After calling Navalny a "brave" person, Trump again compared himself to Navalny, attempting to argue his various legal battles and criminal charges, which he denies, are "a form of" what was experienced by the dissident activist and politician -- who was imprisoned at the end of his life in notorious conditions.

“It's a form of Navalny. It's a form of communism or fascism," Trump insisted when asked about more than $350 million in penalties he's been fined by Judge Arthur Engoron after a lengthy New York civil trial in which Engoron castigated Trump for frauds that "shock the conscience." Trump has promised to appeal.

The former president had been criticized by his primary rival Nikki Haley for not initially reacting to Navalny's death last week. He said on Tuesday that "Navalny is a very sad situation, and he's very brave -- he was a very brave guy because he went back."

"He could have stayed away, and frankly, probably would have been a lot better off staying away and talking from outside of the country as opposed to having to go back in because people thought that could happen and it did happen," Trump said, referring to Navalny returning to Russia after German officials said he had been poisoned in 2020. (The Kremlin denies being involved.)

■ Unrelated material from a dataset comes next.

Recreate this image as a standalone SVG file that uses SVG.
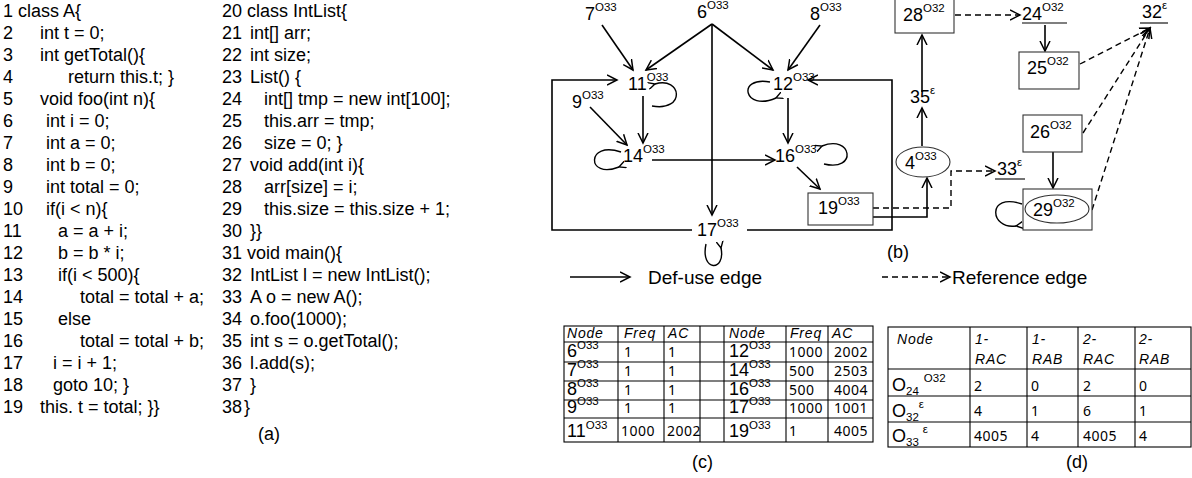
<svg xmlns="http://www.w3.org/2000/svg" width="1192" height="478" viewBox="0 0 1192 478">
<style>
text{font-family:"Liberation Sans",Arial,sans-serif;fill:#000}
.code{font-size:18px}
.nd{font-size:18px}
.sup{font-size:11.5px}
.e{stroke:#000;stroke-width:1.6;fill:none}
.d{stroke:#000;stroke-width:1.4;fill:none;stroke-dasharray:6,4}
.box{stroke:#333;stroke-width:1.1;fill:#fff}
.lp{stroke:#000;stroke-width:1.4;fill:none}
.th{font-family:"Liberation Sans",Arial,sans-serif;font-style:italic;font-size:14px;letter-spacing:0.8px}
.td{font-family:"Noto Sans","Liberation Sans",sans-serif;font-size:14px;letter-spacing:0.5px}
.tl{stroke:#000;stroke-width:1.1;fill:none}
.lbl{font-size:18px}
</style>
<defs>
<marker id="ah" markerWidth="12" markerHeight="12" refX="10" refY="5" orient="auto" markerUnits="userSpaceOnUse" viewBox="0 0 12 10">
<path d="M0,0 L10,5 L0,10" fill="none" stroke="#000" stroke-width="1.5"/>
</marker>
<marker id="ahs" markerWidth="8" markerHeight="8" refX="6" refY="3" orient="auto" markerUnits="userSpaceOnUse" viewBox="0 0 7 6">
<path d="M0,0 L6,3 L0,6" fill="none" stroke="#000" stroke-width="1.2"/>
</marker>
</defs>

<g id="code-a">
<text class="code" x="3" y="17">1 class A{</text>
<text class="code" x="3" y="39">2</text><text class="code" x="40" y="39">int t = 0;</text>
<text class="code" x="3" y="61">3</text><text class="code" x="40" y="61">int getTotal(){</text>
<text class="code" x="3" y="83">4</text><text class="code" x="68" y="83">return this.t; }</text>
<text class="code" x="3" y="105">5</text><text class="code" x="40" y="105">void foo(int n){</text>
<text class="code" x="3" y="127">6</text><text class="code" x="46" y="127">int i = 0;</text>
<text class="code" x="3" y="149">7</text><text class="code" x="46" y="149">int a = 0;</text>
<text class="code" x="3" y="171">8</text><text class="code" x="46" y="171">int b = 0;</text>
<text class="code" x="3" y="193">9</text><text class="code" x="46" y="193">int total = 0;</text>
<text class="code" x="3" y="215">10</text><text class="code" x="46" y="215">if(i &lt; n){</text>
<text class="code" x="3" y="237">11</text><text class="code" x="58" y="237">a = a + i;</text>
<text class="code" x="3" y="259">12</text><text class="code" x="58" y="259">b = b * i;</text>
<text class="code" x="3" y="281">13</text><text class="code" x="58" y="281">if(i &lt; 500){</text>
<text class="code" x="3" y="303">14</text><text class="code" x="80" y="303">total = total + a;</text>
<text class="code" x="3" y="325">15</text><text class="code" x="58" y="325">else</text>
<text class="code" x="3" y="347">16</text><text class="code" x="80" y="347">total = total + b;</text>
<text class="code" x="3" y="369">17</text><text class="code" x="53" y="369">i = i + 1;</text>
<text class="code" x="3" y="391">18</text><text class="code" x="53" y="391">goto 10; }</text>
<text class="code" x="3" y="413">19</text><text class="code" x="40" y="413">this. t = total; }}</text>

<text class="code" x="222" y="17">20 class IntList{</text>
<text class="code" x="222" y="39">21</text><text class="code" x="250" y="39">int[] arr;</text>
<text class="code" x="222" y="61">22</text><text class="code" x="250" y="61">int size;</text>
<text class="code" x="222" y="83">23</text><text class="code" x="250" y="83">List() {</text>
<text class="code" x="222" y="105">24</text><text class="code" x="264" y="105">int[] tmp = new int[100];</text>
<text class="code" x="222" y="127">25</text><text class="code" x="264" y="127">this.arr = tmp;</text>
<text class="code" x="222" y="149">26</text><text class="code" x="264" y="149">size = 0; }</text>
<text class="code" x="222" y="171">27</text><text class="code" x="250" y="171">void add(int i){</text>
<text class="code" x="222" y="193">28</text><text class="code" x="264" y="193">arr[size] = i;</text>
<text class="code" x="222" y="215">29</text><text class="code" x="264" y="215">this.size = this.size + 1;</text>
<text class="code" x="222" y="237">30</text><text class="code" x="250" y="237">}}</text>
<text class="code" x="222" y="259">31 void main(){</text>
<text class="code" x="222" y="281">32</text><text class="code" x="250" y="281">IntList l = new IntList();</text>
<text class="code" x="222" y="303">33</text><text class="code" x="250" y="303">A o = new A();</text>
<text class="code" x="222" y="325">34</text><text class="code" x="250" y="325">o.foo(1000);</text>
<text class="code" x="222" y="347">35</text><text class="code" x="250" y="347">int s = o.getTotal();</text>
<text class="code" x="222" y="369">36</text><text class="code" x="250" y="369">l.add(s);</text>
<text class="code" x="222" y="391">37</text><text class="code" x="250" y="391">}</text>
<text class="code" x="222" y="413">38</text><text class="code" x="244" y="413">}</text>
<text class="lbl" x="258" y="440">(a)</text>
</g>

<g id="connectors">
<line class="e" x1="602" y1="25" x2="633" y2="70" marker-end="url(#ah)"/>
<line class="e" x1="712" y1="24" x2="646" y2="70" marker-end="url(#ah)"/>
<line class="e" x1="712" y1="24" x2="773" y2="70" marker-end="url(#ah)"/>
<line class="e" x1="712" y1="24" x2="712" y2="215" marker-end="url(#ah)"/>
<line class="e" x1="820" y1="25" x2="788" y2="70" marker-end="url(#ah)"/>
<line class="e" x1="643" y1="96" x2="643" y2="143" marker-end="url(#ah)"/>
<line class="e" x1="590" y1="107" x2="627" y2="145" marker-end="url(#ah)"/>
<line class="e" x1="788" y1="98" x2="788" y2="143" marker-end="url(#ah)"/>
<line class="e" x1="652" y1="160" x2="775" y2="160" marker-end="url(#ah)"/>
<line class="e" x1="797" y1="167" x2="820" y2="189" marker-end="url(#ah)"/>
<path class="e" d="M692,230 H552 V80 H617" marker-end="url(#ah)"/>
<path class="e" d="M747,230 H892 V80 H808" marker-end="url(#ah)"/>
<path class="lp" d="M655,84 C682,76 686,112 652,106" marker-start="url(#ahs)"/>
<path class="lp" d="M776,98 C744,112 736,76 770,82" marker-start="url(#ahs)"/>
<path class="lp" d="M619,167 C586,180 586,140 621,152" marker-start="url(#ahs)"/>
<path class="lp" d="M822,146 C852,134 858,172 824,164" marker-start="url(#ahs)"/>
<path class="lp" d="M721,248 C726,272 700,272 706,244" marker-start="url(#ahs)"/>
<path class="lp" d="M1016,226 C990,230 986,192 1022,204" marker-start="url(#ahs)"/>
<line class="e" x1="922" y1="92" x2="922" y2="35" marker-end="url(#ah)"/>
<line class="e" x1="922" y1="146" x2="922" y2="108" marker-end="url(#ah)"/>
<path class="e" d="M873,217 H927 V178" marker-end="url(#ah)"/>
<path class="d" d="M873,208 H951 V171 H995" marker-end="url(#ah)"/>
<line class="d" x1="955" y1="15" x2="1020" y2="15" marker-end="url(#ah)"/>
<line class="e" x1="1045" y1="25" x2="1045" y2="51" marker-end="url(#ah)"/>
<line class="e" x1="1053" y1="152" x2="1053" y2="188" marker-end="url(#ah)"/>
<line class="d" x1="1080" y1="64" x2="1150" y2="28" marker-end="url(#ah)"/>
<line class="d" x1="1083" y1="133" x2="1150" y2="28" marker-end="url(#ah)"/>
<line class="d" x1="1092" y1="210" x2="1150" y2="28" marker-end="url(#ah)"/>
</g>

<g id="n7"><text class="nd" x="585" y="20">7<tspan class="sup" dy="-9">O33</tspan></text></g>
<g id="n6"><text class="nd" x="697" y="18">6<tspan class="sup" dy="-9">O33</tspan></text></g>
<g id="n8"><text class="nd" x="810" y="20">8<tspan class="sup" dy="-9">O33</tspan></text></g>
<g id="n11"><text class="nd" x="628" y="90">11<tspan class="sup" dy="-9">O33</tspan></text></g>
<g id="n12"><text class="nd" x="773" y="90">12<tspan class="sup" dy="-9">O33</tspan></text></g>
<g id="n9"><text class="nd" x="572" y="108">9<tspan class="sup" dy="-9">O33</tspan></text></g>
<g id="n14"><text class="nd" x="623" y="162">14<tspan class="sup" dy="-9">O33</tspan></text></g>
<g id="n16"><text class="nd" x="775" y="162">16<tspan class="sup" dy="-9">O33</tspan></text></g>
<g id="n17"><text class="nd" x="697" y="236">17<tspan class="sup" dy="-9">O33</tspan></text></g>
<g id="n19"><rect class="box" x="808" y="193" width="65" height="32"/><text class="nd" x="818" y="214">19<tspan class="sup" dy="-9">O33</tspan></text></g>
<g id="n4"><ellipse class="box" cx="923" cy="162" rx="27" ry="15"/><text class="nd" x="905" y="169">4<tspan class="sup" dy="-9">O33</tspan></text></g>
<g id="n35"><text class="nd" x="910" y="103">35<tspan class="sup" dy="-9">ε</tspan></text></g>
<g id="n28"><rect class="box" x="895" y="-1" width="59" height="34"/><text class="nd" x="903" y="21">28<tspan class="sup" dy="-9">O32</tspan></text></g>
<g id="n24"><text class="nd" x="1022" y="20">24<tspan class="sup" dy="-9">O32</tspan></text><line class="tl" x1="1022" y1="23" x2="1067" y2="23"/></g>
<g id="n25"><rect class="box" x="1019" y="52" width="60" height="37"/><text class="nd" x="1027" y="74">25<tspan class="sup" dy="-9">O32</tspan></text></g>
<g id="n32"><text class="nd" x="1142" y="18">32<tspan class="sup" dy="-9">ε</tspan></text><line class="tl" x1="1140" y1="23" x2="1168" y2="23"/></g>
<g id="n33"><text class="nd" x="997" y="175">33<tspan class="sup" dy="-9">ε</tspan></text><line class="tl" x1="995" y1="179" x2="1025" y2="179"/></g>
<g id="n26"><rect class="box" x="1023" y="115" width="59" height="37"/><text class="nd" x="1030" y="138">26<tspan class="sup" dy="-9">O32</tspan></text></g>
<g id="n29"><rect class="box" x="1023" y="189" width="69" height="41"/><ellipse class="box" cx="1057" cy="209" rx="32" ry="14"/><text class="nd" x="1033" y="216">29<tspan class="sup" dy="-9">O32</tspan></text></g>

<g id="legend">
<line class="e" x1="570" y1="277" x2="630" y2="277" marker-end="url(#ah)"/>
<text class="lbl" x="648" y="284" style="font-size:19px">Def-use edge</text>
<line class="d" x1="882" y1="277" x2="950" y2="277" marker-end="url(#ah)"/>
<text class="lbl" x="952" y="284" style="font-size:19px">Reference edge</text>
<text class="lbl" x="887" y="258">(b)</text>
</g>

<g id="table-c">
<rect class="tl" x="564" y="326" width="309" height="116"/>
<path class="tl" d="M564,342 H873 M564,362 H873 M564,381 H873 M564,400 H873 M564,418 H873 M618,326 V442 M664,326 V442 M700,326 V442 M724,326 V442 M786,326 V442 M828,326 V442"/>
<text class="th" x="567" y="338">Node</text><text class="th" x="624" y="338">Freq</text><text class="th" x="668" y="338">AC</text>
<text class="th" x="729" y="338">Node</text><text class="th" x="790" y="338">Freq</text><text class="th" x="832" y="338">AC</text>
<text class="nd" x="567" y="357">6<tspan class="sup" dy="-8">O33</tspan></text><text class="td" x="624" y="357">1</text><text class="td" x="668" y="357">1</text>
<text class="nd" x="567" y="376">7<tspan class="sup" dy="-8">O33</tspan></text><text class="td" x="624" y="376">1</text><text class="td" x="668" y="376">1</text>
<text class="nd" x="567" y="395">8<tspan class="sup" dy="-8">O33</tspan></text><text class="td" x="624" y="395">1</text><text class="td" x="668" y="395">1</text>
<text class="nd" x="567" y="413">9<tspan class="sup" dy="-8">O33</tspan></text><text class="td" x="624" y="413">1</text><text class="td" x="668" y="413">1</text>
<text class="nd" x="567" y="437">11<tspan class="sup" dy="-8">O33</tspan></text><text class="td" x="621" y="436">1000</text><text class="td" x="667" y="436">2002</text>
<text class="nd" x="729" y="357">12<tspan class="sup" dy="-8">O33</tspan></text><text class="td" x="789" y="357">1000</text><text class="td" x="834" y="357">2002</text>
<text class="nd" x="729" y="376">14<tspan class="sup" dy="-8">O33</tspan></text><text class="td" x="789" y="376">500</text><text class="td" x="834" y="376">2503</text>
<text class="nd" x="729" y="395">16<tspan class="sup" dy="-8">O33</tspan></text><text class="td" x="789" y="395">500</text><text class="td" x="834" y="395">4004</text>
<text class="nd" x="729" y="413">17<tspan class="sup" dy="-8">O33</tspan></text><text class="td" x="789" y="413">1000</text><text class="td" x="834" y="413">1001</text>
<text class="nd" x="729" y="437">19<tspan class="sup" dy="-8">O33</tspan></text><text class="td" x="789" y="436">1</text><text class="td" x="834" y="436">4005</text>
<text class="lbl" x="692" y="468">(c)</text>
</g>

<g id="table-d">
<rect class="tl" x="888" y="327" width="303" height="120"/>
<path class="tl" d="M888,369 H1191 M888,396 H1191 M888,422 H1191 M970,327 V447 M1027,327 V447 M1078,327 V447 M1135,327 V447"/>
<text class="th" x="897" y="344">Node</text>
<text class="th" x="975" y="344">1-</text><text class="th" x="975" y="364">RAC</text>
<text class="th" x="1032" y="344">1-</text><text class="th" x="1032" y="364">RAB</text>
<text class="th" x="1083" y="344">2-</text><text class="th" x="1083" y="364">RAC</text>
<text class="th" x="1139" y="344">2-</text><text class="th" x="1139" y="364">RAB</text>
<text class="nd" x="892" y="391">O<tspan class="sup" dy="4">24</tspan><tspan class="sup" dx="5" dy="-13">O32</tspan></text>
<text class="td" x="974" y="391">2</text><text class="td" x="1031" y="391">0</text><text class="td" x="1083" y="391">2</text><text class="td" x="1139" y="391">0</text>
<text class="nd" x="892" y="417">O<tspan class="sup" dy="4">32</tspan><tspan class="sup" dy="-13">ε</tspan></text>
<text class="td" x="974" y="416">4</text><text class="td" x="1031" y="416">1</text><text class="td" x="1083" y="416">6</text><text class="td" x="1139" y="416">1</text>
<text class="nd" x="892" y="442">O<tspan class="sup" dy="4">33</tspan><tspan class="sup" dx="4" dy="-13">ε</tspan></text>
<text class="td" x="974" y="441">4005</text><text class="td" x="1031" y="441">4</text><text class="td" x="1083" y="441">4005</text><text class="td" x="1139" y="441">4</text>
<text class="lbl" x="1066" y="468">(d)</text>
</g>
</svg>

"And it's a horrible thing," Trump continued on Fox News, before quickly comparing his own legal battles to what Navanlny had gone through.

Ingraham pressed Trump multiple times on whether he sees himself as a potential political prisoner, but Trump repeatedly dodged the question.

"If I were losing in the polls, they wouldn't even be talking about me," Trump said the second time Ingraham asked him. 

Prosecutors have rejected that partisanship influenced them. Trump faces 91 charges; he has pleaded not guilty to all of them.

During a commercial break right after talking about Navalny, Trump said: "After that last question, I need a drink. Where the hell did this water come from? Where did this water come from?"

While attacking President Joe Biden's diplomacy, Trump again boasted about his relationship with Putin and other authoritarian foreign leaders. He has sought to contrast Biden's record with his own, maintaining that while he was in the White House, there was more peace and stability in the world.

"I know Putin very well. And I know President Xi [Jinping] of China, I know more Kim Jong Un [of North Korea], I know very well, I did a great job with him," he said.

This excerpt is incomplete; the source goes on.